Surely this is overstepping the mark - if the tenant does not want to pay a top up they dont have to they have the option of finding smaller/cheaper accommodation elsewhere.


----------



## wbbs (14 Mar 2013)

Yes but if they have sufficient money for a top up then they should have less need of supplement, rent supplement and social welfare in general is only supposed to be just enough to live on, not have surplus, which in effect they have if they can afford a bigger top up.

Not my rules, just explaining the reasoning behind it.


----------



## laois1 (14 Mar 2013)

Thanks. The reality is that they have been living in this house for several years and do not want the hassle of moving. They have made friends and are settled there. Their child is settled in school with lots of friends etc. They do not want to be paying extra in top ups which they will now if they are to stay. A difficult situation for all involved. Just to add insult the tenant visited the CWO today and was advised to consider moving a over the county border into the Dublin catchment area in order to qualify for a larger amount of rent supplement - thereby costing the taxpayer more. So goes the logic of the DSP !!! Is this a mad country or what ....?


----------



## SarahMc (14 Mar 2013)

It's not so mad. The cap on rent has saved the State a lot of money. Certainly it has inconvenienced people who have had to either negotiate a lower rent with the Landlord or seek alternative accommodation. The CWOs advice was clearly flawed.

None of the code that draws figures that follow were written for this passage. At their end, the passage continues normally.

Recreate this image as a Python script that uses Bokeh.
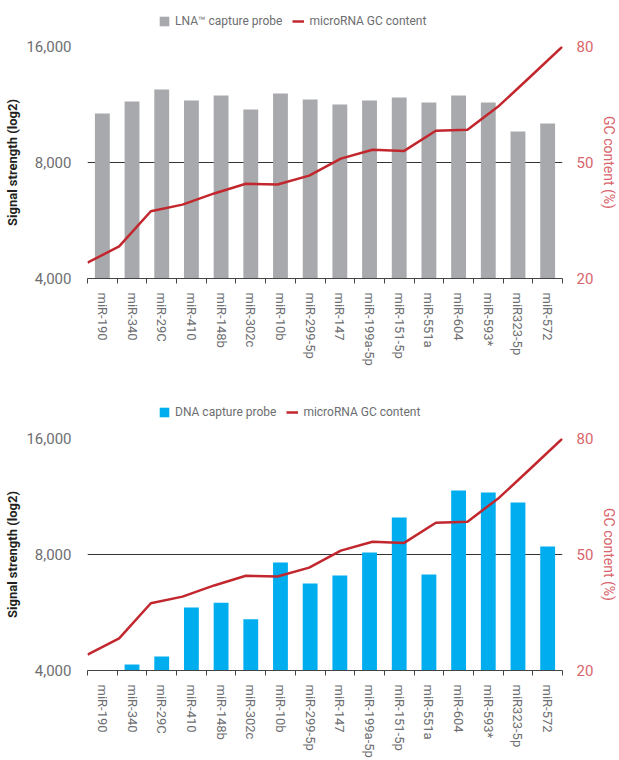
import numpy as np
from bokeh.plotting import figure
from bokeh.layouts import column
from bokeh.models import (Range1d, LinearAxis, LinearScale, FixedTicker,
                          NumeralTickFormatter, Legend, LegendItem)
from bokeh.embed import file_html
from bokeh.resources import INLINE

# ---- data -------------------------------------------------------------
categories = ["miR-190", "miR-340", "miR-29C", "miR-410", "miR-148b", "miR-302c",
              "miR-10b", "miR-299-5p", "miR-147", "miR-199a-5p", "miR-151-5p",
              "miR-551a", "miR-604", "miR-593*", "miR323-5p", "miR-572"]
lna_signal = [10720, 11520, 12370, 11590, 11940, 10980, 12080, 11650,
              11310, 11590, 11790, 11450, 11940, 11450, 9630, 10100]
dna_signal = [4000, 4145, 4350, 5830, 6000, 5430, 7630, 6730,
              7060, 8100, 9980, 7100, 11730, 11590, 10920, 8390]
gc_content = [24.1, 28.3, 37.4, 39.1, 42.0, 44.5, 44.3, 46.6,
              51.0, 53.3, 53.0, 58.2, 58.5, 64.7, 72.3, 80.0]
signal_ticks = [4000, 8000, 16000]
gc_ticks = [20, 50, 80]
lna_label = "LNA™ capture probe"
dna_label = "DNA capture probe"
gc_label = "microRNA GC content"

FONT = "Roboto"
GREY_TXT = "#6d6e71"
RED = "#c1272d"
RED_TXT = "#d9646c"
FRAME_W, FRAME_H = 475, 232
LEFT, RIGHT = 87, 48
LEG_H = 30
LNA_COLOR = "#a7a9ac"
DNA_COLOR = "#00aeef"


def make_legend_fig(bar_color, bar_label, vy):
    lf = figure(frame_width=FRAME_W, frame_height=LEG_H, output_backend="svg",
                toolbar_location=None, x_axis_location=None, y_axis_location=None,
                min_border_left=LEFT, min_border_right=RIGHT,
                min_border_top=0, min_border_bottom=0,
                outline_line_color=None, x_range=Range1d(0, 1), y_range=Range1d(0, 1))
    lf.grid.visible = False
    # legend-only renderers: their single point lies outside the visible range
    b = lf.vbar(x=[-5], top=[-4], bottom=[-5], width=0.5,
                fill_color=bar_color, line_color=None)
    ln = lf.line(x=[-5, -4], y=[-5, -5], line_color=RED, line_width=2.5)
    legend = Legend(items=[LegendItem(label=bar_label, renderers=[b]),
                           LegendItem(label=gc_label, renderers=[ln])],
                    location=(71, vy), orientation="horizontal",
                    glyph_width=12, glyph_height=12, label_height=12,
                    label_width=101, label_standoff=5, spacing=10,
                    padding=0, margin=0, border_line_color=None,
                    background_fill_alpha=0,
                    label_text_font=FONT, label_text_font_size="12px",
                    label_text_color=GREY_TXT)
    lf.add_layout(legend)
    return lf


def make_chart(values, bar_color, border_top, border_bottom):
    n = len(categories)
    centers = list(np.arange(n) + 0.5)
    p = figure(frame_width=FRAME_W, frame_height=FRAME_H, output_backend="svg",
               toolbar_location=None, y_axis_type="log",
               x_range=Range1d(0, n),
               y_range=Range1d(signal_ticks[0], signal_ticks[-1]),
               min_border_left=LEFT, min_border_right=RIGHT,
               min_border_top=border_top, min_border_bottom=border_bottom,
               outline_line_color=None, background_fill_color="white")
    p.extra_x_ranges = {"gcx": Range1d(0, n - 1)}
    p.extra_x_scales = {"gcx": LinearScale()}
    p.extra_y_ranges = {"gc": Range1d(gc_ticks[0], gc_ticks[-1])}
    p.extra_y_scales = {"gc": LinearScale()}

    p.vbar(x=centers, top=values, bottom=signal_ticks[0], width=0.5,
           fill_color=bar_color, line_color=None)
    p.line(x=list(range(n)), y=gc_content, x_range_name="gcx",
           y_range_name="gc", line_color=RED, line_width=2.5)

    # x axis
    xa = p.xaxis[0]
    xa.ticker = FixedTicker(ticks=centers, minor_ticks=list(range(n + 1)))
    xa.major_label_overrides = {c: lab for c, lab in zip(centers, categories)}
    xa.major_label_orientation = "vertical"
    xa.major_tick_out = 0
    xa.major_tick_in = 0
    xa.minor_tick_out = 5
    xa.minor_tick_in = 0
    xa.minor_tick_line_color = "#444444"
    xa.axis_line_color = "#444444"
    xa.major_label_standoff = 9
    xa.major_label_text_font = FONT
    xa.major_label_text_font_size = "13px"
    xa.major_label_text_color = GREY_TXT
    p.xgrid.visible = False

    # left axis
    ya = p.yaxis[0]
    ya.ticker = FixedTicker(ticks=signal_ticks, minor_ticks=[])
    ya.formatter = NumeralTickFormatter(format="0,0")
    ya.axis_line_color = None
    ya.major_tick_line_color = None
    ya.minor_tick_line_color = None
    ya.major_label_standoff = 10
    ya.major_label_text_font = FONT
    ya.major_label_text_font_size = "15px"
    ya.major_label_text_color = GREY_TXT
    ya.axis_label = "Signal strength (log2)"
    ya.axis_label_text_font = FONT
    ya.axis_label_text_font_size = "13px"
    ya.axis_label_text_font_style = "bold"
    ya.axis_label_text_color = "#231f20"
    ya.axis_label_standoff = 3
    p.ygrid.grid_line_color = "#333333"
    p.ygrid.grid_line_width = 1

    # right axis
    ra = LinearAxis(y_range_name="gc", ticker=FixedTicker(ticks=gc_ticks, minor_ticks=[]))
    ra.axis_line_color = None
    ra.major_tick_line_color = None
    ra.minor_tick_line_color = None
    ra.major_label_standoff = 8
    ra.major_label_text_font = FONT
    ra.major_label_text_font_size = "15px"
    ra.major_label_text_color = RED_TXT
    ra.axis_label = "GC content (%)"
    ra.axis_label_text_font = FONT
    ra.axis_label_text_font_size = "14px"
    ra.axis_label_text_font_style = "normal"
    ra.axis_label_text_color = RED_TXT
    ra.axis_label_standoff = 5
    p.add_layout(ra, "right")
    return p


leg1 = make_legend_fig(LNA_COLOR, lna_label, 2)
p1 = make_chart(lna_signal, LNA_COLOR, 16, 117)
leg2 = make_legend_fig(DNA_COLOR, dna_label, 6)
p2 = make_chart(dna_signal, DNA_COLOR, 13, 82)
layout = column(leg1, p1, leg2, p2, spacing=0)

open("out.html", "w").write(file_html(layout, INLINE))
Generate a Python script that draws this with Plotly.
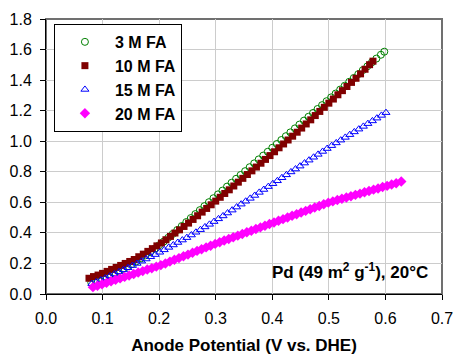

Is the Landlady in a position to lower the rent? If not she has no option but to rent to tenants not in reciept of RA.


----------



## Alexmartin (17 Mar 2013)

This is simple really.
The dsw are trying to lower the rent.
He LL can either suck it up or stand up.
The tenant is irrelevant here.


----------



## Bronte (19 Mar 2013)

Options are:

A false lease, with all the problems this can cause, and I do not recommend it, but some landlords do this

Reduce the rent, be glad of the good tenants

Evict tenants and find someone who can pay the current rental


----------



## facetious (19 Mar 2013)

Bronte said:


> Options are:
> 
> A false lease, with all the problems this can cause, and I do not recommend it, but some landlords do this
> 
> ...


and possibly be prepared for a void period while finding a new tenant + probably cost of redecoration as the current tenant has been there for nearly 4 years.


----------



## GDUFFY (19 Mar 2013)

Unfortunately this is another case of the government trying to put the genie back in the bottle.
   Some families in my area have had to uproot their families and move to  other accommodation because their rent allowance was unilaterally  slashed, very sad for the kids losing their friends/schools etc. Surely  they could have reduced the cost without ripping up peoples lives. For  example ,give the landlord who accepts a reduced rent allowance a more  favorable tax rate on rental, The rental market is good now from a  Landlords perspective,and Landlords are not taking the hit ,they are  just getting new tenants. The whole rent allowance system is on a  downward slope, wouldn't like to be waiting on that letter in the post  that will turn your world upside down.


----------



## vandriver (19 Mar 2013)

A quick daft search throws up 130 properties under €700 a month in Kildare.


----------



## ajapale (19 Mar 2013)

Bronte said:


> Reduce the rent, be glad of the good tenants.



As a tax payer I would agree with this approach.


----------



## facetious (19 Mar 2013)

If the market rent is higher, why should a landlord take a loss by having a social welfare recipient as a tenant.  A supermarket does not lower it's prices for SW customers, why should a landlord?

Landlords are running a business and have their expenses to cover.


----------



## Bronte (20 Mar 2013)

facetious said:


> If the market rent is higher, why should a landlord take a loss by having a social welfare recipient as a tenant.


 
You might do it because you want to keep a good tenant.  But in this thread the rent drop was very significant so unlikely the landlord would go for it.  Plus they might need the rent as their income and therefore cannot reduce.


----------



## murphaph (24 Mar 2013)

Whatever ab out the limits, a 2 parent, 1child family unit is over accommodated in a 3 bed house. I can see it from the taxpayers perspective here. A 2 bed unit should suffice. I understand the arrogance of the DSP here...they thought they could control rents and at least in Dublin we're seeing this is not the case.


----------



## murphaph (24 Mar 2013)

Some landlords have a lease and then a service contract (mow the lawns, take out the bins etc. for €200 a month ;-)  ). I'd love to know the legality of that tactic.


----------



## rustyjack (6 Nov 2013)

*lease agreement which sets out management charges*

hi,

would a lease agreement which sets out additional charges for parking, refuse, satellite tv etc not solve this problem?
in the residential tenancy act 2004 section 16, it is legal for the tenant to pay any agreed charges or taxes.

thanks,
rusty


----------